On November 29, 2006, September 30, 2005, and November 30, 2004, the Board of
Directors authorized the repurchase of up to $500 million, 10 million shares and 10 million
shares, respectively, of our outstanding common stock. These authorizations allow or allowed, as
applicable, purchases in the open market or in privately negotiated transactions from time to
time, subject to market conditions. The objective of our share repurchase initiative is to enhance
shareholder value by purchasing shares at a price that produces a return on investment that is
greater than our cost of capital. Additionally, share repurchases generally are undertaken only if
such purchases result in an accretive impact on our fully diluted earnings per share calculation.

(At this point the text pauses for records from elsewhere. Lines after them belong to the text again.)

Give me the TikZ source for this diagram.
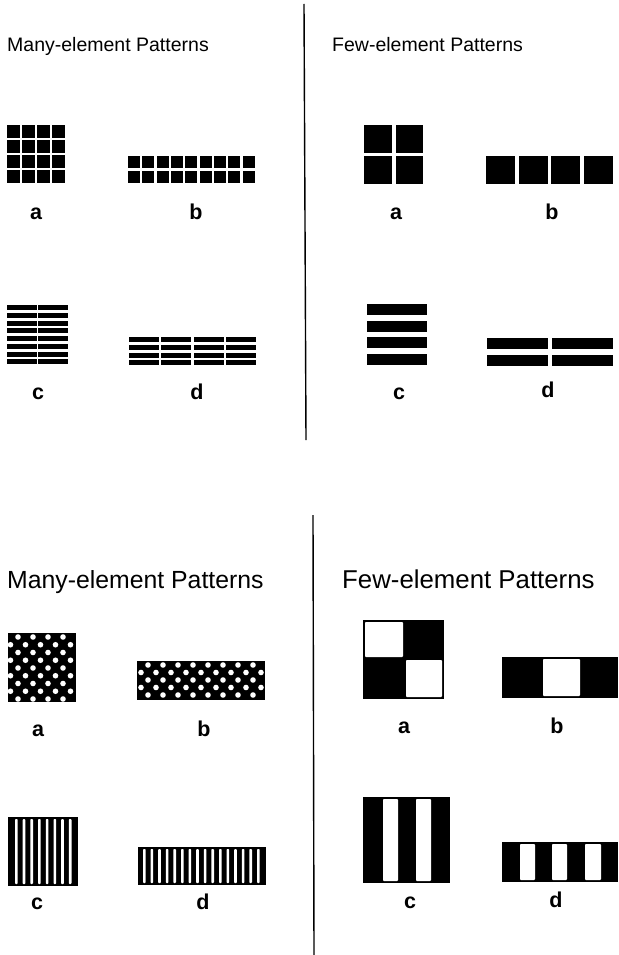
\documentclass[tikz,border=0pt]{standalone}
\usepackage{fontspec}
\setmainfont{Liberation Sans}
\begin{document}
\begin{tikzpicture}[x=1pt,y=-1pt,
  lab/.style={font=\bfseries\fontsize{21.5}{21.5}\selectfont, inner sep=0pt, anchor=base},
  headA/.style={font=\fontsize{19.5}{19.5}\selectfont, inner sep=0pt, anchor=base west},
  headB/.style={font=\fontsize{24.8}{24.8}\selectfont, inner sep=0pt, anchor=base west},
  headC/.style={font=\fontsize{25.8}{25.8}\selectfont, inner sep=0pt, anchor=base west},
  divider/.style={line width=1.4pt, black},
  ink/.style={fill=black},
  hole/.style={fill=white, rounded corners=0.8pt}]
\useasboundingbox (0,0) rectangle (618,955);
\fill[white] (0,0) rectangle (618,955);

% ---------- dividers
\coordinate (d1t) at (304,4);
\coordinate (d1b) at (306,440);
\coordinate (d2t) at (313,515);
\coordinate (d2b) at (314,955);
\draw[divider] (d1t) -- (d1b);
\draw[divider] (d2t) -- (d2b);

% ---------- headings
\node[headA] (h1) at (7,52) {Many-element Patterns};
\node[headA] (h2) at (332,52) {Few-element Patterns};
\node[headB] (h3) at (7,588) {Many-element Patterns};
\node[headC] (h4) at (342,588) {Few-element Patterns};

% ========== TOP LEFT
% a: 4x4 squares
\foreach \i in {0,...,3}{\foreach \j in {0,...,3}{
  \fill[ink] ({7+15*\i},{125+15*\j}) rectangle ++(12.5,12.5);}}
% b: 9x2 squares
\foreach \i in {0,...,8}{\foreach \j in {0,1}{
  \fill[ink] ({128+14.33*\i},{156+14.5*\j}) rectangle ++(12,12);}}
% c: 2x8 bars
\foreach \i in {0,1}{\foreach \j in {0,...,7}{
  \fill[ink] ({7+31*\i},{305+7.75*\j}) rectangle ++(29.5,5);}}
% d: 4x4 bars
\foreach \i in {0,...,3}{\foreach \j in {0,...,3}{
  \fill[ink] ({129+32.25*\i},{337+7.75*\j}) rectangle ++(30,5);}}
\node[lab] (tla) at (36,219) {a};
\node[lab] (tlb) at (196,219) {b};
\node[lab] (tlc) at (38,399) {c};
\node[lab] (tld) at (197,399) {d};

% ========== TOP RIGHT
\foreach \i in {0,1}{\foreach \j in {0,1}{
  \fill[ink] ({364+31.5*\i},{125+31*\j}) rectangle ++(27.5,28);}}
\foreach \i in {0,...,3}{
  \fill[ink] ({486+32.5*\i},156) rectangle ++(29,28);}
\foreach \j in {0,...,3}{
  \fill[ink] (367,{304+16.7*\j}) rectangle ++(60,11);}
\foreach \i in {0,1}{\foreach \j in {0,1}{
  \fill[ink] ({487+65*\i},{338+17*\j}) rectangle ++(61,11);}}
\node[lab] (tra) at (396,219) {a};
\node[lab] (trb) at (552,219) {b};
\node[lab] (trc) at (399,399) {c};
\node[lab] (trd) at (548,397) {d};

% ========== BOTTOM LEFT
% a: dotted square
\fill[ink] (8,633) rectangle (76,702);
\begin{scope}
  \clip (8,633) rectangle (76,702);
  \foreach \k in {0,2,4,6,8}{\foreach \i in {0,...,3}{
    \fill[white] ({18+15*\i},{637+7.75*\k}) circle (2.8);}}
  \foreach \k in {1,3,5,7}{\foreach \i in {0,...,4}{
    \fill[white] ({10.5+15*\i},{637+7.75*\k}) circle (2.8);}}
\end{scope}
% b: dotted bar
\fill[ink] (137,661) rectangle (265,700);
\begin{scope}
  \clip (137,661) rectangle (265,700);
  \foreach \k in {0,2,4}{\foreach \i in {0,...,7}{
    \fill[white] ({148+15*\i},{665+7.5*\k}) circle (2.8);}}
  \foreach \k in {1,3}{\foreach \i in {0,...,8}{
    \fill[white] ({141+15*\i},{665+7.5*\k}) circle (2.8);}}
\end{scope}
% c: fine stripes square
\fill[ink] (8,817) rectangle (78,886);
\foreach \k in {0,...,7}{
  \fill[hole] ({15+7.7*\k},819) rectangle ++(2.6,65);}
% d: fine stripes bar
\fill[ink] (138,847) rectangle (266,885);
\foreach \k in {0,...,15}{
  \fill[hole] ({143+7.6*\k},849) rectangle ++(2.6,34);}
\node[lab] (bla) at (38,736) {a};
\node[lab] (blb) at (204,736) {b};
\node[lab] (blc) at (37,909) {c};
\node[lab] (bld) at (203,909) {d};

% ========== BOTTOM RIGHT
\fill[ink] (363,620) rectangle (444,699);
\fill[hole] (365,622) rectangle (403,657);
\fill[hole] (406,660) rectangle (442,697);
\fill[ink] (502,657) rectangle (618,698);
\fill[hole] (543,659) rectangle (580,696);
\fill[ink] (363,797) rectangle (450,883);
\fill[hole] (383,799) rectangle (398,881);
\fill[hole] (416,799) rectangle (431,881);
\fill[ink] (502,842) rectangle (618,882);
\fill[hole] (520,844) rectangle (535,880);
\fill[hole] (552,844) rectangle (567,880);
\fill[hole] (585,844) rectangle (601,880);
\node[lab] (bra) at (404,733) {a};
\node[lab] (brb) at (557,733) {b};
\node[lab] (brc) at (410,908) {c};
\node[lab] (brd) at (556,907) {d};
\end{tikzpicture}
\end{document}
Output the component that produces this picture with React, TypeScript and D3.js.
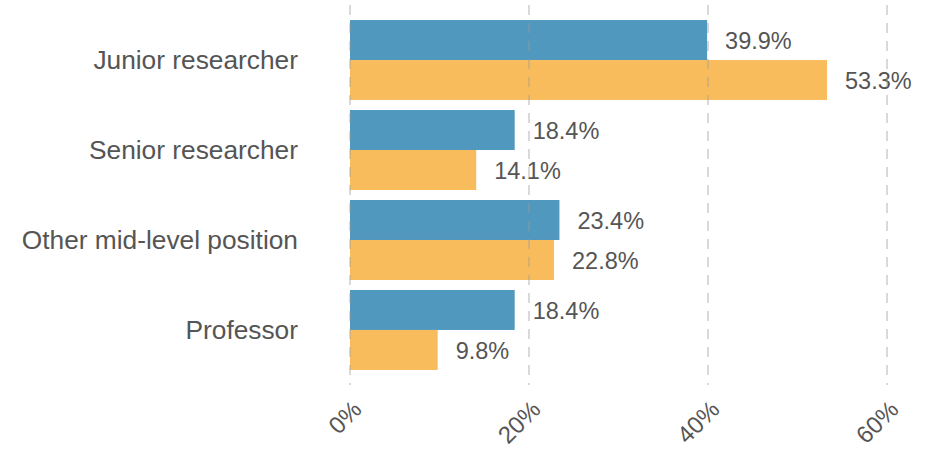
import React, { useEffect, useRef } from "react";
import * as d3 from "d3";

const categories = ["Junior researcher", "Senior researcher", "Other mid-level position", "Professor"];
const seriesA = [39.9, 18.4, 23.4, 18.4];
const seriesB = [53.3, 14.1, 22.8, 9.8];
const xTicks = [0, 20, 40, 60];

const App: React.FC = () => {
  const svgRef = useRef<SVGSVGElement | null>(null);

  useEffect(() => {
    const width = 930;
    const height = 451;
    const font = "'Liberation Sans', Arial, sans-serif";
    const textColor = "#555";

    d3.select(svgRef.current).selectAll("*").remove();
    const svg = d3.select(svgRef.current).attr("width", width).attr("height", height);

    const x = d3.scaleLinear().domain([0, 60]).range([350, 887]);
    const y = d3.scaleBand<string>().domain(categories).range([15, 375]).paddingInner(0.111).paddingOuter(0.056);
    const sub = d3.scaleBand<string>().domain(["a", "b"]).range([0, y.bandwidth()]);

    const rows = categories.map((c, i) => ({ c, a: seriesA[i], b: seriesB[i] }));
    const colors: Record<string, string> = { a: "#5098be", b: "#f8bc5c" };

    const g = svg.selectAll("g.row").data(rows).enter().append("g")
      .attr("transform", (d) => `translate(0,${y(d.c)})`);

    (["a", "b"] as const).forEach((k) => {
      g.append("rect")
        .attr("x", x(0))
        .attr("y", sub(k)!)
        .attr("width", (d) => x(d[k]) - x(0))
        .attr("height", sub.bandwidth())
        .attr("fill", colors[k]);
      g.append("text")
        .attr("x", (d) => x(d[k]) + 18)
        .attr("y", sub(k)! + sub.bandwidth() / 2 + 1)
        .attr("dy", "0.35em")
        .attr("font-family", font)
        .attr("font-size", 23.5)
        .attr("fill", textColor)
        .text((d) => `${d[k]}%`);
    });

    // category labels
    svg.selectAll("text.cat").data(categories).enter().append("text")
      .attr("x", 298)
      .attr("y", (d) => y(d)! + y.bandwidth() / 2)
      .attr("dy", "0.35em")
      .attr("text-anchor", "end")
      .attr("font-family", font)
      .attr("font-size", 26.3)
      .attr("fill", textColor)
      .text((d) => d);

    // dashed grid
    svg.selectAll("line.grid").data(xTicks).enter().append("line")
      .attr("x1", (d) => x(d)).attr("x2", (d) => x(d))
      .attr("y1", 5).attr("y2", 385)
      .attr("stroke", "#999")
      .attr("stroke-opacity", 0.5)
      .attr("stroke-width", 1.5)
      .attr("stroke-dasharray", "10,8");

    // rotated tick labels
    svg.selectAll("text.tick").data(xTicks).enter().append("text")
      .attr("transform", (d) => `translate(${x(d) + 13},${411}) rotate(-45)`)
      .attr("text-anchor", "end")
      .attr("font-family", font)
      .attr("font-size", 24)
      .attr("fill", textColor)
      .text((d) => `${d}%`);
  }, []);

  return <svg ref={svgRef} style={{ position: "absolute", left: 0, top: 0 }}></svg>;
};

export default App;
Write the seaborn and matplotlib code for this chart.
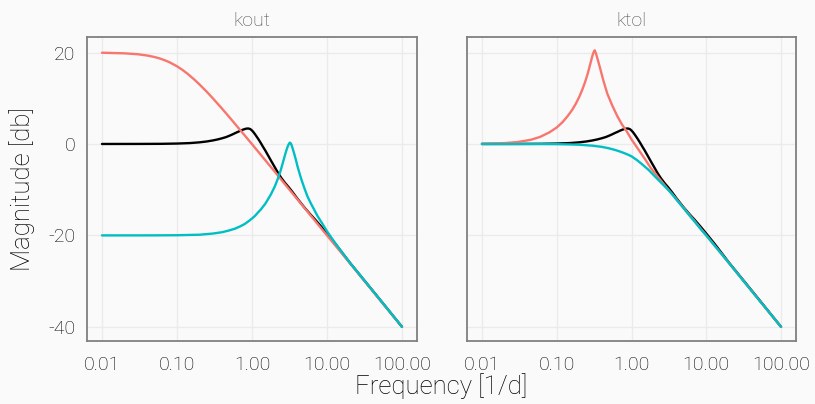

The 2006 authorization expires December 31, 2008. The 2005 and 2004 authorizations were
completed prior to their expiration dates. During 2006, we purchased approximately 4.5 million
shares pursuant to the 2005 authorization at a total cost of $79.9 million. During 2005, we
purchased approximately 15.0 million shares pursuant to the 2005 and 2004 authorizations at a
total cost of $297.6 million. During 2004, we purchased approximately 11.0 million shares
pursuant to the 2004 and a 2003 authorization at a total cost of $209.3 million. Share repurchases
affected diluted earnings per share by less than $0.01 in 2006.